Plotting code records:
--

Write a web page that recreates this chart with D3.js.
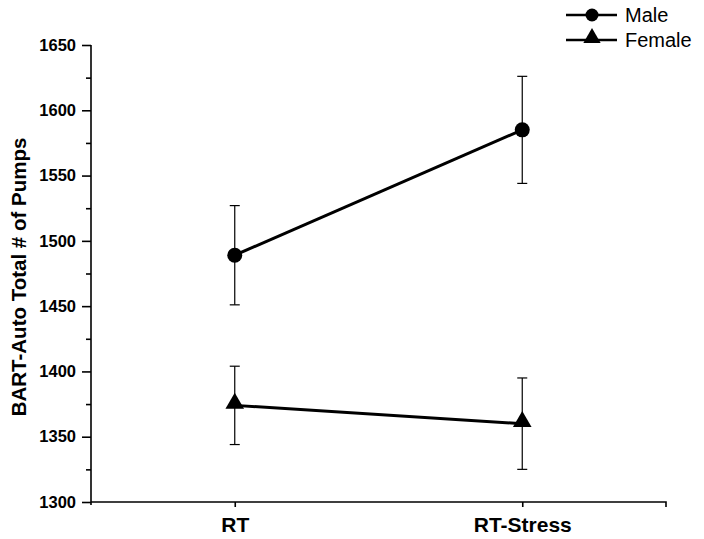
<!DOCTYPE html>
<html><head><meta charset="utf-8">
<script src="https://cdn.jsdelivr.net/npm/d3@7"></script>
<style>body{margin:0;background:#fff}svg{display:block;font-family:"Liberation Sans",Arial,sans-serif}</style>
</head><body>
<svg id="c" width="704" height="539"></svg>
<script>
const categories = ["RT", "RT-Stress"];
const seriesNames = ["Male", "Female"];
const maleMeans = [1489, 1585];
const maleErrors = [38, 41];
const femaleMeans = [1374, 1360];
const femaleErrors = [30, 35];
const yTicks = [1300, 1350, 1400, 1450, 1500, 1550, 1600, 1650];
const yMinorTicks = [1325, 1375, 1425, 1475, 1525, 1575, 1625];

const series = [
  {name: seriesNames[0], means: maleMeans, errs: maleErrors, shape: "circle"},
  {name: seriesNames[1], means: femaleMeans, errs: femaleErrors, shape: "triangle"}
];

const svg = d3.select("#c");
const x0 = 91, x1 = 666, yTop = 45, yBot = 502;
const x = d3.scalePoint().domain(categories).range([x0, x1]).padding(0.5);
const y = d3.scaleLinear().domain([1300, 1650]).range([yBot, yTop]);

// Y axis
const yAxis = svg.append("g").attr("transform", `translate(${x0},0)`)
  .call(d3.axisLeft(y).tickValues(yTicks).tickSize(9).tickPadding(6).tickFormat(d3.format("d")));
yAxis.select(".domain").attr("stroke", "#000").attr("stroke-width", 1.6).attr("d", `M0,${yTop}V${yBot+3}`);
yAxis.selectAll(".tick line").attr("stroke-width", 1.6);
yAxis.selectAll(".tick text").attr("font-size", 16.5).attr("font-weight", "bold").attr("fill", "#000")
  .attr("font-family", "Liberation Sans, Arial, sans-serif");
svg.append("g").attr("transform", `translate(${x0},0)`)
  .call(d3.axisLeft(y).tickValues(yMinorTicks).tickSize(5).tickFormat(""))
  .call(g => g.select(".domain").remove())
  .selectAll(".tick line").attr("stroke-width", 1.6);

// X axis
const xAxis = svg.append("g").attr("transform", `translate(0,${yBot})`)
  .call(d3.axisBottom(x).tickSize(5).tickPadding(10));
xAxis.select(".domain").attr("stroke", "#000").attr("stroke-width", 1.6).attr("d", `M${x0},0H${x1}V5`);
xAxis.selectAll(".tick line").attr("stroke-width", 1.6);
xAxis.selectAll(".tick text").attr("font-size", 21).attr("font-weight", "bold").attr("fill", "#000")
  .attr("font-family", "Liberation Sans, Arial, sans-serif");

// Y label
svg.append("text").attr("transform", `translate(26,277) rotate(-90)`)
  .attr("text-anchor", "middle").attr("font-size", 20.5).attr("font-weight", "bold").attr("fill", "#000")
  .text("BART-Auto Total # of Pumps");

const sym = {
  circle: d3.symbol().type(d3.symbolCircle).size(Math.PI * 7.5 * 7.5),
  triangle: d3.symbol().type(d3.symbolTriangle).size(150)
};
const symLegend = {
  circle: d3.symbol().type(d3.symbolCircle).size(Math.PI * 6.5 * 6.5),
  triangle: d3.symbol().type(d3.symbolTriangle).size(130)
};

series.forEach(s => {
  const g = svg.append("g");
  const pts = categories.map((c, i) => ({c, m: s.means[i], e: s.errs[i]}));
  // error bars
  pts.forEach(p => {
    const cx = x(p.c);
    g.append("line").attr("x1", cx).attr("x2", cx).attr("y1", y(p.m + p.e)).attr("y2", y(p.m - p.e))
      .attr("stroke", "#000").attr("stroke-width", 1.2);
    [p.m + p.e, p.m - p.e].forEach(v => {
      g.append("line").attr("x1", cx - 5).attr("x2", cx + 5).attr("y1", y(v)).attr("y2", y(v))
        .attr("stroke", "#000").attr("stroke-width", 1.2);
    });
  });
  g.append("path").datum(pts)
    .attr("d", d3.line().x(p => x(p.c)).y(p => y(p.m)))
    .attr("fill", "none").attr("stroke", "#000").attr("stroke-width", 3);
  pts.forEach(p => {
    g.append("path").attr("d", sym[s.shape]())
      .attr("transform", `translate(${x(p.c)},${y(p.m) + (s.shape === "triangle" ? -2 : 0)})`)
      .attr("fill", "#000");
  });
});

// Legend
const legY = [15, 40];
series.forEach((s, i) => {
  const g = svg.append("g").attr("transform", `translate(0,${legY[i]})`);
  g.append("line").attr("x1", 566).attr("x2", 617).attr("stroke", "#000").attr("stroke-width", 2.5);
  g.append("path").attr("d", symLegend[s.shape]())
    .attr("transform", `translate(592,${s.shape === "triangle" ? -2 : 0})`).attr("fill", "#000");
  g.append("text").attr("x", 625).attr("y", 7).attr("font-size", 20).attr("fill", "#000").text(s.name);
});
</script>
</body></html>
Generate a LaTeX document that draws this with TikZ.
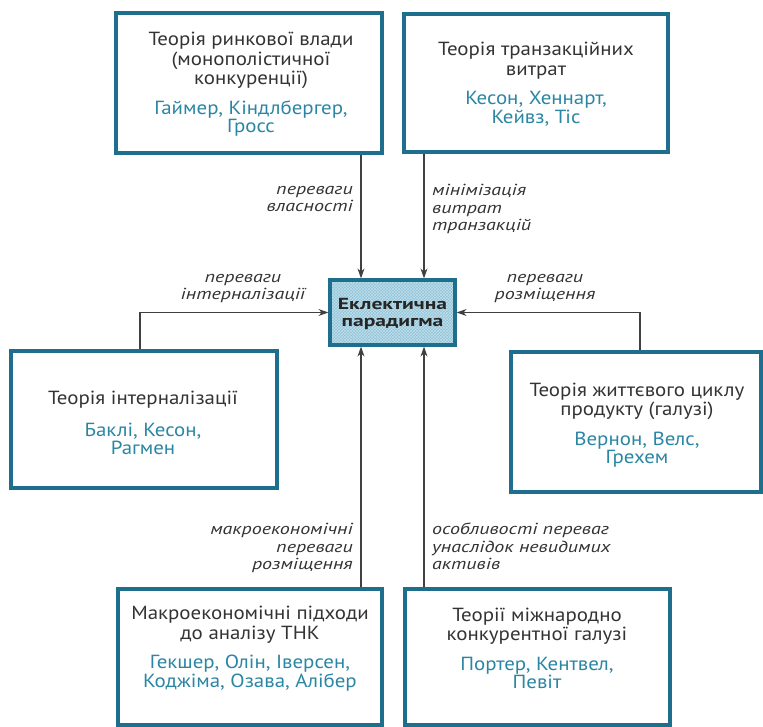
\documentclass[tikz,border=0pt]{standalone}
\usepackage{fontspec}
\setmainfont{PT Sans}[FakeStretch=1.1]
\newfontfamily\lblfont{PT Sans}[FakeStretch=1.25]
\newfontfamily\ctrfont{PT Sans}[FakeStretch=1.35]
\usetikzlibrary{arrows.meta,patterns}
\definecolor{boxblue}{HTML}{1E6E8E}
\definecolor{namecol}{HTML}{2A86A3}
\definecolor{txt}{HTML}{333333}
\definecolor{cfill}{HTML}{8FC3D8}
\begin{document}
\begin{tikzpicture}[x=1pt,y=-1pt,
  box/.style={draw=boxblue, line width=3.2pt, inner sep=0pt},
  btext/.style={align=center, text=txt, inner sep=0pt,
    font=\fontsize{19}{19.5}\selectfont},
  lbl/.style={font=\lblfont\itshape\fontsize{16}{17.5}\selectfont, text=txt, inner sep=0pt},
  arr/.style={draw=black!75, line width=1.1pt, -{Stealth[length=10pt,width=7pt]}}]
\useasboundingbox (0,0) rectangle (763,727);

% boxes
\node[box, minimum width=266pt, minimum height=140pt] (TL) at (249,83) {};
\node[box, minimum width=264pt, minimum height=138pt] (TR) at (536,83) {};
\node[box, minimum width=266pt, minimum height=137pt] (L) at (144,419.5) {};
\node[box, minimum width=250pt, minimum height=140pt] (R) at (636,422) {};
\node[box, minimum width=264pt, minimum height=136pt] (BL) at (250,657) {};
\node[box, minimum width=265pt, minimum height=136pt] (BR) at (537.5,657) {};

% box texts
\node[btext] (TLt) at (251,84.5)
  {Теорія ринкової влади\\(монополістичної\\конкуренції)\\[10pt]
   \textcolor{namecol}{Гаймер, Кіндлбергер,}\\[-1pt]\textcolor{namecol}{Гросс}};
\node[btext] (TRt) at (536,84)
  {Теорія транзакційних\\витрат\\[10pt]
   \textcolor{namecol}{Кесон, Хеннарт,}\\[-1pt]\textcolor{namecol}{Кейвз, Тіс}};
\node[btext] (Lt) at (143,423)
  {Теорія інтерналізації\\[12pt]
   \textcolor{namecol}{Баклі, Кесон,}\\[-1pt]\textcolor{namecol}{Рагмен}};
\node[btext] (Rt) at (637,425)
  {Теорія життєвого циклу\\продукту (галузі)\\[10pt]
   \textcolor{namecol}{Вернон, Велс,}\\[-1pt]\textcolor{namecol}{Грехем}};
\node[btext] (BLt) at (250,648.5)
  {Макроекономічні підходи\\до аналізу ТНК\\[10pt]
   \textcolor{namecol}{Гекшер, Олін, Іверсен,}\\[-1pt]\textcolor{namecol}{Коджіма, Озава, Алібер}};
\node[btext] (BRt) at (537,648.5)
  {Теорії міжнародно\\конкурентної галузі\\[10pt]
   \textcolor{namecol}{Портер, Кентвел,}\\[-1pt]\textcolor{namecol}{Певіт}};

% centre
\node[draw=boxblue, line width=3.2pt, preaction={fill=cfill},
  pattern=crosshatch, pattern color=white!45!cfill,
  minimum width=125pt, minimum height=65pt, inner sep=0pt] (C) at (392.5,312.5) {};
\node[align=center, inner sep=0pt, text=black!85,
  font=\ctrfont\bfseries\fontsize{16}{17}\selectfont] (Ct) at (392.5,314) {Еклектична\\парадигма};

% connector coordinates
\coordinate (va) at (361,0);
\coordinate (vb) at (424,0);
\coordinate (vl) at (140,0);
\coordinate (vr) at (640,0);

\draw[arr] (TL.south -| va) -- (C.north -| va);
\draw[arr] (TR.south -| vb) -- (C.north -| vb);
\draw[arr] (L.north -| vl) |- (C.west);
\draw[arr] (R.north -| vr) |- (C.east);
\draw[arr] (BL.north -| va) -- (C.south -| va);
\draw[arr] (BR.north -| vb) -- (C.south -| vb);

% labels
\node[lbl, align=right, anchor=north east] (l1) at (353,186) {переваги\\власності};
\node[lbl, align=left, anchor=north west] (l2) at (432,184) {мінімізація\\витрат\\транзакцій};
\node[lbl, align=center, anchor=north] (l3) at (243,274) {переваги\\інтерналізації};
\node[lbl, align=center, anchor=north] (l4) at (545,274) {переваги\\розміщення};
\node[lbl, align=right, anchor=north east] (l5) at (353,523) {макроекономічні\\переваги\\розміщення};
\node[lbl, align=left, anchor=north west] (l6) at (432,523) {особливості переваг\\унаслідок невидимих\\активів};
\end{tikzpicture}
\end{document}
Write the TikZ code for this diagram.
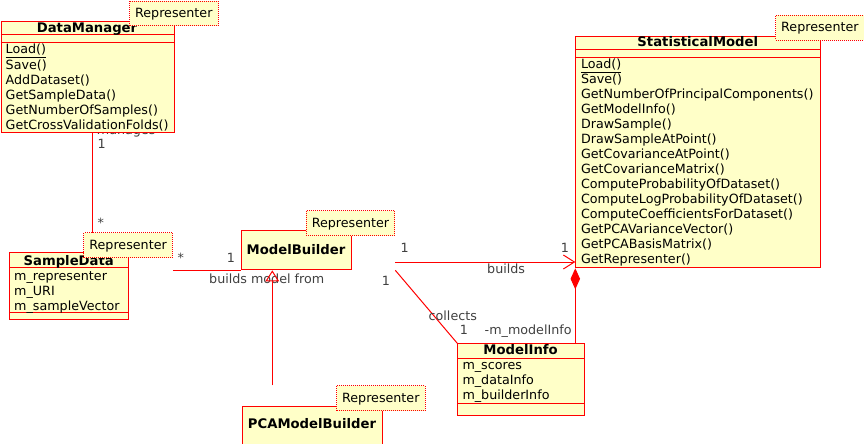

--

Exercise goal: Repeat exactly and only the lines from the start of the data above through the line that holds "d3.scaleLinear().domain([1300, 1650]).range([yBot, yTop]);", inclusive. Pictures do not belong in the copy.

Task result:
Write a web page that recreates this chart with D3.js.
<!DOCTYPE html>
<html><head><meta charset="utf-8">
<script src="https://cdn.jsdelivr.net/npm/d3@7"></script>
<style>body{margin:0;background:#fff}svg{display:block;font-family:"Liberation Sans",Arial,sans-serif}</style>
</head><body>
<svg id="c" width="704" height="539"></svg>
<script>
const categories = ["RT", "RT-Stress"];
const seriesNames = ["Male", "Female"];
const maleMeans = [1489, 1585];
const maleErrors = [38, 41];
const femaleMeans = [1374, 1360];
const femaleErrors = [30, 35];
const yTicks = [1300, 1350, 1400, 1450, 1500, 1550, 1600, 1650];
const yMinorTicks = [1325, 1375, 1425, 1475, 1525, 1575, 1625];

const series = [
  {name: seriesNames[0], means: maleMeans, errs: maleErrors, shape: "circle"},
  {name: seriesNames[1], means: femaleMeans, errs: femaleErrors, shape: "triangle"}
];

const svg = d3.select("#c");
const x0 = 91, x1 = 666, yTop = 45, yBot = 502;
const x = d3.scalePoint().domain(categories).range([x0, x1]).padding(0.5);
const y = d3.scaleLinear().domain([1300, 1650]).range([yBot, yTop]);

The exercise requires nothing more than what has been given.